I’m about finding solutions that work that protect the health and well being of women and enable them to bring healthy infants into this world. LARCs dramatically reduce the unplanned pregnancy rate, AND they dramatically reduce the abortion rate. They allow a woman to decide when she is ready to have a baby, and therefore allow her to make sure her environment and her body is health when she chooses to get pregnant. This increases the chance of healthy moms having healthy kids.

Fretting about “morality” is not doing anything for the health and well being of women and their babies. In fact, it is doing a lot of harm. This so-call morality is not morality, it is ultimately about control. This is about the church dictating when it is okay to have sex and when it is not.

My morality is about putting policies and resources in place to make sure every woman who wants one has access to LARCs. It’s better for women, it’s better for men, and it’s better for the babies.



Why We Need Planned Parenthood

“Do you know where I can get cheaper birth control pills?” she asked. “I can’t afford them at the local clinic.”

“Have you tried applying for Medicaid?” I asked. As I live in Texas, and our governor in his infinite idiocy refused the Medicaid expansions. So if this young woman lived in another state she would likely have access to Medicaid and free birth control. As she lived in Texas, though, this was not a guarantee.

“I tried, I was rejected.”

The nearest Planned Parenthood is over an hour away, a prohibitive distance for a lot of my clients. I explained this to her and she asked about the local crisis pregnancy center. I explained they do not provide medical services such as prescriptions for birth control. What I didn’t say was that the only thing they do is employ scare and shame tactics to sway women away from abortion.

I felt the frustration and anger I’ve been feeling all year. Earlier in the year I had several clients become pregnant at the same time (we joked about there being something in the water). All of them had wanted tubals after having their last child, but were refused for reasons that weren’t explained to them, even though one of them had five children. And though they had attempted to take care of their reproductive health, they were labeled irresponsible for getting pregnant. Even though none of them had planned their pregnancies they accepted them, even as they worried about supporting another child.

Usually a woman can get on pregnancy Medicaid quickly. At the time this happened the system was overwhelmed, and it took several months for them to get on Medicaid. A month is a long time when you’re pregnant. One, due to bureaucratic errors, had an even longer wait. Worse, she was starting to suspect something was wrong with the pregnancy. She looked ill, with a greyish tint to her skin. She was worried about gestational diabetes, something she nearly developed in a previous pregnancy.

But her Medicaid was delayed. And she lived too far away from Planned Parenthood to go in for a check up. The crisis pregnancy center couldn’t help her. She waited and waited, looking more and more ill each time I saw her. Her life, and the well being of her fetus was at risk because she could not get to a Planned Parenthood!

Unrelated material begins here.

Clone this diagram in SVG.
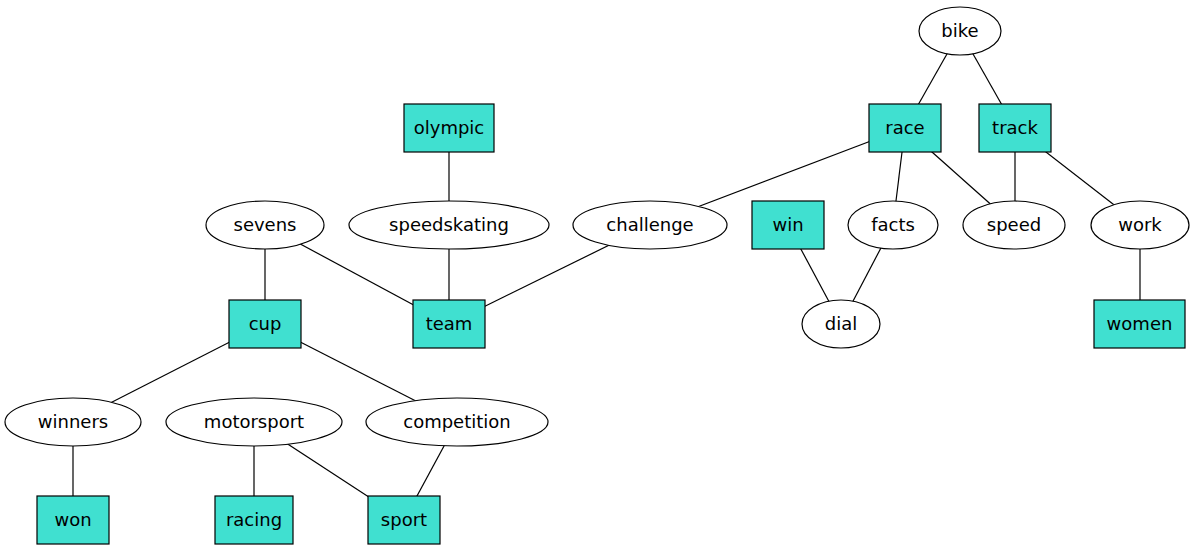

How in the hell is this pro-life?

Planned Parenthood provides a vital service for the community. The clients I see are impoverished. They qualify for foodstamps and other assistance. In the three years I have worked here I have NEVER seen a client have kids for the benefits. Like the group of clients I had at the beginning of the year most try to avoid becoming pregnant again, but due to a lack of access to reproductive healthcare, are unable to.

What I see is women wanting to get on birth control but being unable to afford it.

What I see is women having reproductive health crises and being unable to afford care for it.

What I see is women who are pregnant and unable to afford to see a doctor.

Texas is not expanding Medicaid. Planned Parenthood is under attack and there is nothing to support it in its absence. Where I work women do not have reliable access to reproductive heath care. And I see the harm of it. Every day.